* **Short problem**: Extract each line containing the string "this".

* **The input**:

---

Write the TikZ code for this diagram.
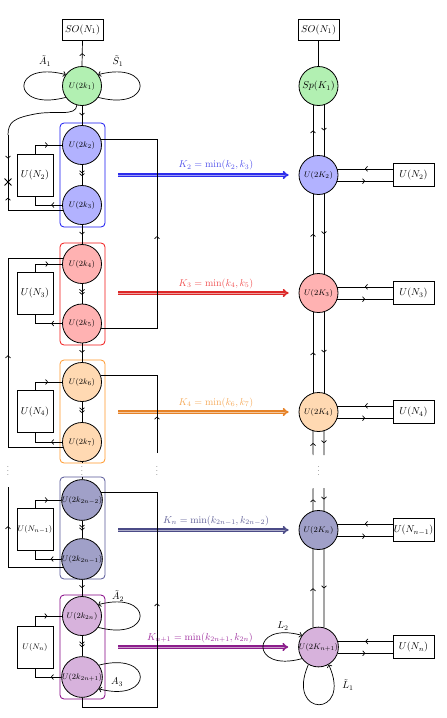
\documentclass[tikz,border=0pt]{standalone}
\usetikzlibrary{arrows.meta,decorations.markings,shapes.misc,calc}
\definecolor{cgreen}{RGB}{178,240,178}
\definecolor{cblue}{RGB}{178,178,255}
\definecolor{cred}{RGB}{255,178,178}
\definecolor{corange}{RGB}{255,217,178}
\definecolor{cdark}{RGB}{160,160,200}
\definecolor{cpurple}{RGB}{215,178,220}
\definecolor{bblue}{RGB}{20,20,240}
\definecolor{bred}{RGB}{240,20,20}
\definecolor{borange}{RGB}{255,150,40}
\definecolor{bdark}{RGB}{85,85,150}
\definecolor{bpurple}{RGB}{130,0,130}
\definecolor{ablue}{RGB}{45,45,235}
\definecolor{ared}{RGB}{220,40,40}
\definecolor{aorange}{RGB}{230,130,40}
\definecolor{adark}{RGB}{75,75,135}
\definecolor{apurple}{RGB}{140,30,140}
\definecolor{lblue}{RGB}{80,80,235}
\definecolor{lred}{RGB}{240,80,80}
\definecolor{lorange}{RGB}{245,170,90}
\definecolor{ldark}{RGB}{95,95,150}
\definecolor{lpurple}{RGB}{160,50,160}
\tikzset{
  gn/.style={circle, draw, line width=0.8pt, minimum size=39pt, inner sep=0pt, font=\footnotesize},
  bx/.style={draw, line width=0.8pt, inner sep=0pt, minimum width=36pt, minimum height=42pt},
  rbx/.style={draw, line width=0.8pt, inner sep=0pt, minimum width=41pt, minimum height=23pt},
  ln/.style={line width=0.7pt},
  ma/.style={postaction={decorate}, decoration={markings, mark=at position #1 with {\arrow{To[length=2.8pt,width=5.5pt]}}}},
  ma/.default=0.5,
  mda/.style={postaction={decorate}, decoration={markings, mark=at position #1 with {\arrow{To[length=2.8pt,width=5.5pt]To[length=2.8pt,width=5.5pt]}}}},
  mda/.default=0.55,
  ea/.style={-{To[length=2.8pt,width=5.5pt]}},
  blk/.style={rounded corners=4pt, line width=0.8pt},
  karr/.style={draw=#1, line width=1.6pt, double=#1!45, double distance=0.9pt, -{Implies}},
  dts/.style={font=\scriptsize, inner sep=0pt},
}
\begin{document}
\begin{tikzpicture}[x=1pt,y=-1pt]
\useasboundingbox (0,0) rectangle (447,718);

% blocks
\draw[blk, draw=bblue] (60,123) rectangle (105,227);
\draw[blk, draw=bred] (60,243) rectangle (105,345);
\draw[blk, draw=borange] (60,360) rectangle (105,463);
\draw[blk, draw=bdark] (60,477) rectangle (105,579);
\draw[blk, draw=bpurple] (60,595) rectangle (105,699);

% left nodes
\node[draw, line width=0.8pt, inner sep=0pt, minimum width=41pt, minimum height=21pt] (SO1) at (82.5,29.5) {$SO(N_1)$};
\node[gn, fill=cgreen] (k1) at (82,86) {$U(2k_1)$};
\node[gn, fill=cblue] (k2) at (82,145) {$U(2k_2)$};
\node[gn, fill=cblue] (k3) at (82,205) {$U(2k_3)$};
\node[gn, fill=cred] (k4) at (82,264) {$U(2k_4)$};
\node[gn, fill=cred] (k5) at (82,323.5) {$U(2k_5)$};
\node[gn, fill=corange] (k6) at (82,382) {$U(2k_6)$};
\node[gn, fill=corange] (k7) at (82,442) {$U(2k_7)$};
\node[gn, fill=cdark] (k8) at (82,500) {$U(2k_{2n-2})$};
\node[gn, fill=cdark] (k9) at (82,559) {$U(2k_{2n-1})$};
\node[gn, fill=cpurple] (k10) at (82,616) {$U(2k_{2n})$};
\node[gn, fill=cpurple] (k11) at (82,677) {$U(2k_{2n+1})$};

\node[bx] (NL2) at (35,175) {$U(N_2)$};
\node[bx] (NL3) at (35,293) {$U(N_3)$};
\node[bx] (NL4) at (35,411.5) {$U(N_4)$};
\node[bx, font=\footnotesize] (NL5) at (35,529) {$U(N_{n-1})$};
\node[bx, font=\footnotesize] (NL6) at (35,647.5) {$U(N_n)$};

% right nodes
\node[draw, line width=0.8pt, inner sep=0pt, minimum width=41pt, minimum height=21pt] (SOR) at (318.5,29.5) {$SO(N_1)$};
\node[gn, fill=cgreen, font=\normalsize] (Sp) at (318.5,86) {$Sp(K_1)$};
\node[gn, fill=cblue] (K2) at (318.5,175) {$U(2K_2)$};
\node[gn, fill=cred] (K3) at (318.5,293) {$U(2K_3)$};
\node[gn, fill=corange] (K4) at (318.5,412) {$U(2K_4)$};
\node[gn, fill=cdark] (Kn) at (318.5,530) {$U(2K_n)$};
\node[gn, fill=cpurple] (Kn1) at (318.5,647) {$U(2K_{n+1})$};

\node[rbx] (NR2) at (413.5,175) {$U(N_2)$};
\node[rbx] (NR3) at (413.5,293) {$U(N_3)$};
\node[rbx] (NR4) at (413.5,412) {$U(N_4)$};
\node[rbx] (NR5) at (413.5,530) {$U(N_{n-1})$};
\node[rbx] (NR6) at (413.5,647) {$U(N_n)$};

% dots
\node[dts] (d1) at (8,468) {$\vdots$};
\node[dts] (d2) at (82,468) {$\vdots$};
\node[dts] (d3) at (157,468) {$\vdots$};
\node[dts] (d4) at (318.5,468) {$\vdots$};

% coloured arrows
\coordinate (a2) at (118,175);
\coordinate (a3) at (118,293);
\coordinate (a4) at (118,412);
\coordinate (a5) at (118,530);
\coordinate (a6) at (118,647);
\draw[karr=ablue] (a2) -- ($(K2.west)+(-10,0)$);
\draw[karr=ared] (a3) -- ($(K3.west)+(-10,0)$);
\draw[karr=aorange] (a4) -- ($(K4.west)+(-10,0)$);
\draw[karr=adark] (a5) -- ($(Kn.west)+(-10,0)$);
\draw[karr=apurple] (a6) -- ($(Kn1.west)+(-10,0)$);
\node[text=lblue] (t2) at (216,165) {$K_2 = \min(k_2, k_3)$};
\node[text=lred] (t3) at (216,283.5) {$K_3 = \min(k_4, k_5)$};
\node[text=lorange] (t4) at (216,402.5) {$K_4 = \min(k_6, k_7)$};
\node[text=ldark] (t5) at (216,520.5) {$K_n = \min(k_{2n-1}, k_{2n-2})$};
\node[text=lpurple] (t6) at (200,637.5) {$K_{n+1} = \min(k_{2n+1}, k_{2n})$};

% left column chain
\draw[ln, ma] (k1.north) -- (SO1.south);
\draw[ln] (Sp.north) -- (SOR.south);
\draw[ln, ma] (k1.south) -- (k2.north);
\draw[ln, mda] (k2.south) -- (k3.north);
\draw[ln, ma] (k3.south) -- (k4.north);
\draw[ln, mda] (k4.south) -- (k5.north);
\draw[ln, ma] (k5.south) -- (k6.north);
\draw[ln, mda] (k6.south) -- (k7.north);
\coordinate (st1) at (82,463);
\coordinate (st2) at (82,477);
\draw[ln] (k7.south) -- (st1);
\draw[ln] (st2) -- (k8.north);
\draw[ln, mda] (k8.south) -- (k9.north);
\draw[ln, ma] (k9.south) -- (k10.north);
\draw[ln, mda] (k10.south) -- (k11.north);

% flavour boxes left
\draw[ln, ma=0.6] (NL2.north) |- (k2.west);
\draw[ln, ma=0.3] (k3.west) -| (NL2.south);
\draw[ln, ma=0.6] (NL3.north) |- (k4.west);
\draw[ln, ma=0.3] (k5.west) -| (NL3.south);
\draw[ln, ma=0.6] (NL4.north) |- (k6.west);
\draw[ln, ma=0.3] (k7.west) -| (NL4.south);
\draw[ln, ma=0.6] (NL5.north) |- (k8.west);
\draw[ln, ma=0.3] (k9.west) -| (NL5.south);
\draw[ln, ma=0.6] (NL6.north) |- (k10.west);
\draw[ln, ma=0.3] (k11.west) -| (NL6.south);

% loops left
\draw[ln, ea] (k1.215) .. controls (10,112) and (10,60) .. (k1.145);
\draw[ln, ea] (k1.-35) .. controls (154,112) and (154,60) .. (k1.35);
\node (lA1) at (45,61) {$\tilde{A}_1$};
\node (lS1) at (118,61) {$\tilde{S}_1$};
\draw[ln, ea] (k10.-35) .. controls (154,642) and (154,590) .. (k10.35);
\node (lA2) at (118,596) {$\tilde{A}_2$};
\draw[ln, ea] (k11.35) .. controls (154,651) and (154,703) .. (k11.-35);
\node (lA3) at (117,682) {$A_3$};

% snake curve with cross
\coordinate (sn) at (8,135);
\node[cross out, draw, line width=0.9pt, minimum size=6pt, inner sep=0pt] (X) at (8,182) {};
\draw[ln] (k1.255) .. controls (76,117) and (55,110) .. (35,114) .. controls (14,118) and (8,122) .. (sn);
\draw[ln, ma] (sn) -- (X.center);
\draw[ln, ma=0.81] (k3.195) -| (X.center);

% long connectors
\coordinate (xr) at (157,0);
\coordinate (xl) at (8,0);
\draw[ln, ma=0.49] (k5.-13) -| (xr |- k2.18) -- (k2.18);
\draw[ln, ma=0.49] (k7.195) -| (xl |- k4.162) -- (k4.162);
\coordinate (e6) at (157,453);
\draw[ln, ma=0.27] (e6) -- (xr |- k6.21) -- (k6.21);
\coordinate (e8) at (8,487);
\draw[ln, ma=0.71] (k9.204) -| (e8);
\coordinate (bt) at (0,707);
\draw[ln, ma=0.53] (k11.south) -- (k11.south |- bt) -| (xr |- k8.21) -- (k8.21);

% right column verticals
\draw[ln, ma] (K2.106) -- (Sp.254);
\draw[ln, ma] (Sp.286) -- (K2.74);
\draw[ln, ma] (K3.106) -- (K2.254);
\draw[ln, ma] (K2.286) -- (K3.74);
\draw[ln, ma] (K4.106) -- (K3.254);
\draw[ln, ma] (K3.286) -- (K4.74);
\coordinate (r1) at (313.1,455);
\coordinate (r2) at (323.9,455);
\coordinate (r3) at (313.1,488);
\coordinate (r4) at (323.9,488);
\draw[ln, ma] (r1) -- (K4.254);
\draw[ln, ma] (K4.286) -- (r2);
\draw[ln, ma] (Kn.106) -- (r3);
\draw[ln, ma] (r4) -- (Kn.74);
\draw[ln, ma] (Kn1.106) -- (Kn.254);
\draw[ln, ma] (Kn.286) -- (Kn1.74);

% right horizontals
\draw[ln, ma] (K2.18 -| NR2.west) -- (K2.18);
\draw[ln, ma] (K2.-18) -- (K2.-18 -| NR2.west);
\draw[ln, ma] (K3.18 -| NR3.west) -- (K3.18);
\draw[ln, ma] (K3.-18) -- (K3.-18 -| NR3.west);
\draw[ln, ma] (K4.18 -| NR4.west) -- (K4.18);
\draw[ln, ma] (K4.-18) -- (K4.-18 -| NR4.west);
\draw[ln, ma] (Kn.18 -| NR5.west) -- (Kn.18);
\draw[ln, ma] (Kn.-18) -- (Kn.-18 -| NR5.west);
\draw[ln, ma] (Kn1.16 -| NR6.west) -- (Kn1.16);
\draw[ln, ma] (Kn1.-18) -- (Kn1.-18 -| NR6.west);

% loops right
\draw[ln, ea] (Kn1.215) .. controls (250,673) and (250,621) .. (Kn1.145);
\node (lL2) at (283,626) {$L_2$};
\draw[ln, ea] (Kn1.240) .. controls (285,718) and (353,718) .. (Kn1.300);
\node (lL1) at (348,685) {$\tilde{L}_1$};
\end{tikzpicture}
\end{document}
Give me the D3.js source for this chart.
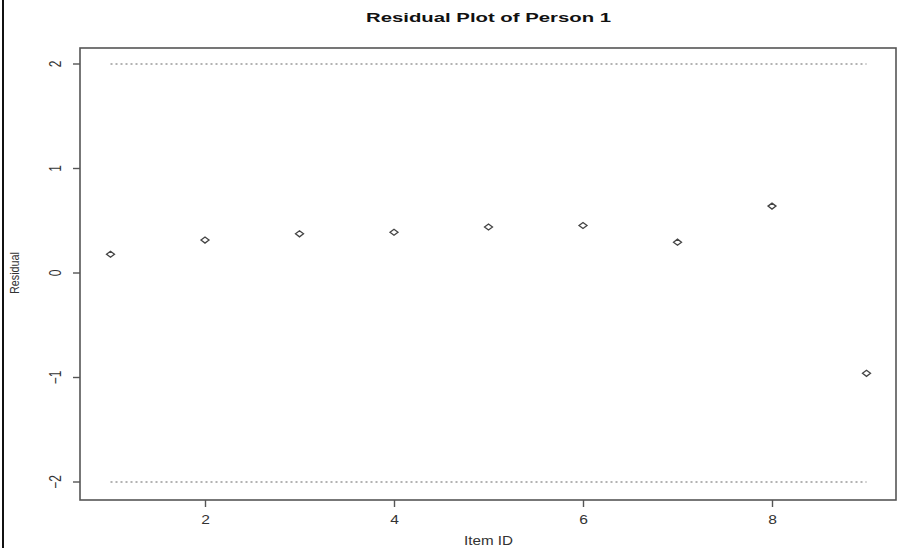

---

* **Solution to the problem**:
Write the TikZ code for this diagram.
Give me the D3.js source for this chart.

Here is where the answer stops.